A Pin1/PML/P53 axis activated by retinoic acid in <i>NPM-1c</i> acute myeloid leukemia
Rita Hleihel, Hiba El Hajj, Hsin-Chieh Wu, Caroline Berthier, Hong‐Hu Zhu, Radwan Massoud, Zaher Chakhachiro, Marwan El Sabban, Hugues de Thé, Ali Bazarbachi
Abstract
Retinoic acid (RA) was proposed to increase survival of chemotherapy- treated patients with nucleophosmin-1 (NPM-1c)-mutated acute myeloid leukemia. We reported that, ex vivo, RA triggers NPM-1c degradation, P53 activation and growth arrest. PML organizes domains that control senescence or proteolysis. Here, we demonstrate that PML is required to initiate RA-driven NPM-1c degradation, P53 activation and cell death.

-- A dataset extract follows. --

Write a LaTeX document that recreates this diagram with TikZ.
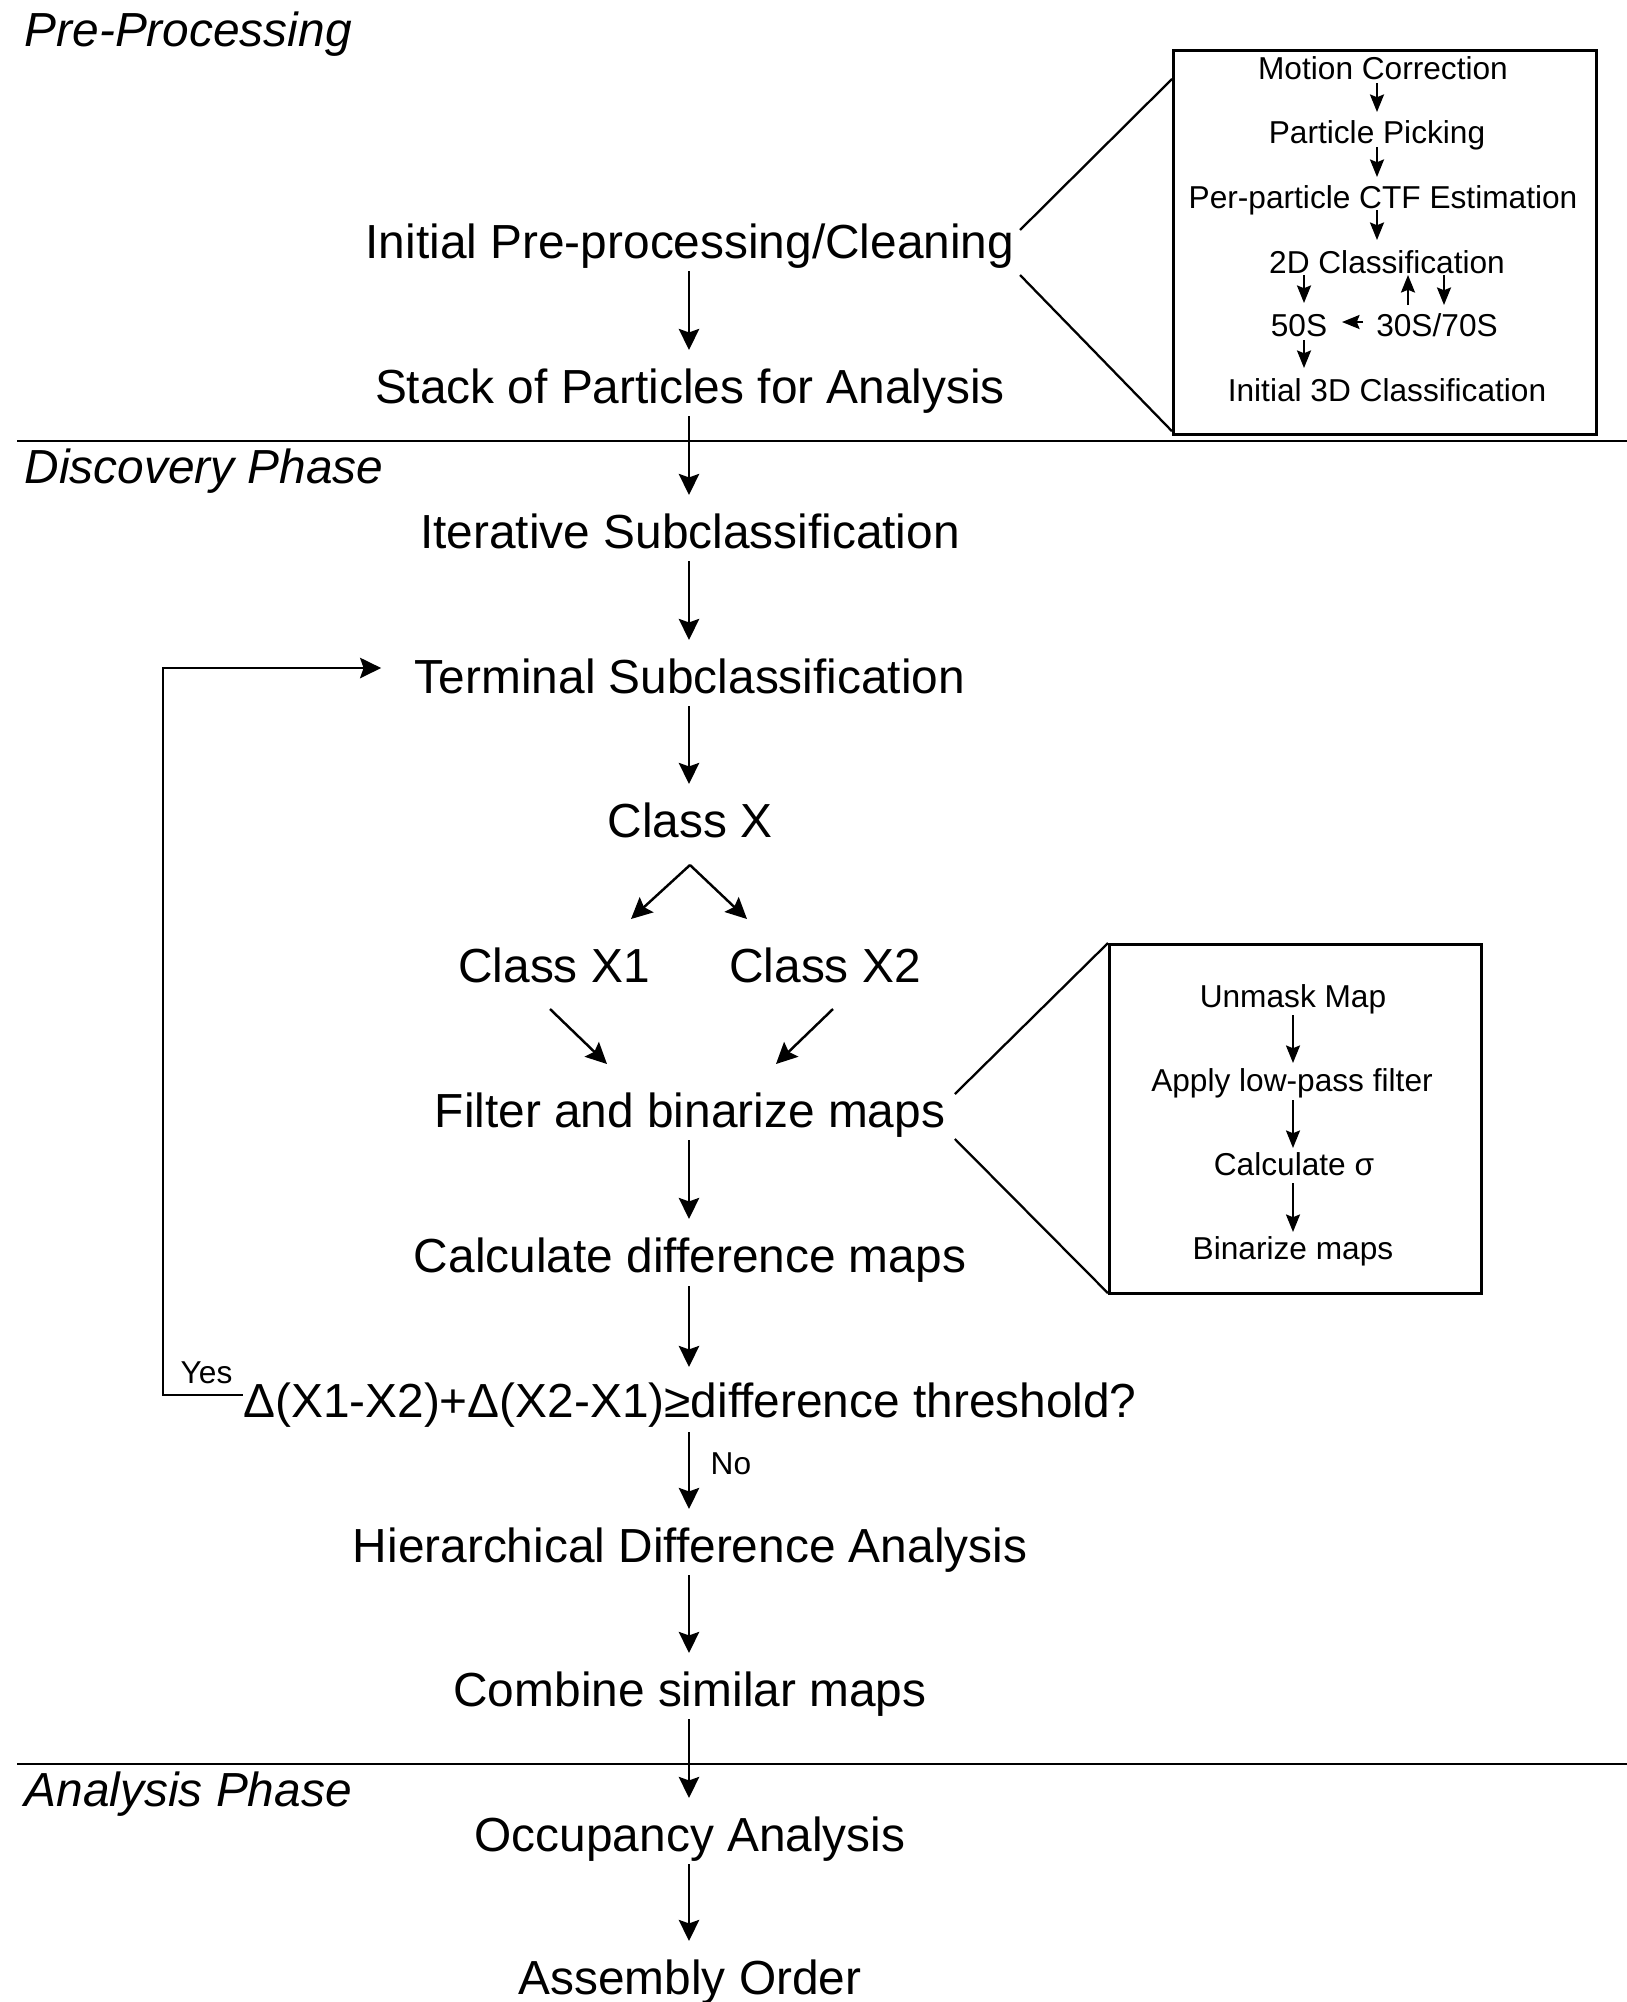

Mechanistically, RA enhances PML basal expression through inhibition of activated Pin1, prior to NPM-1c degradation. Such PML induction drives P53 activation, favoring blast response to chemotherapy or arsenic in vivo. This RA/PML/P53 cascade could mechanistically explain RA-facilitated chemotherapy response in patients with NPM-1c mutated acute myeloid leukemia.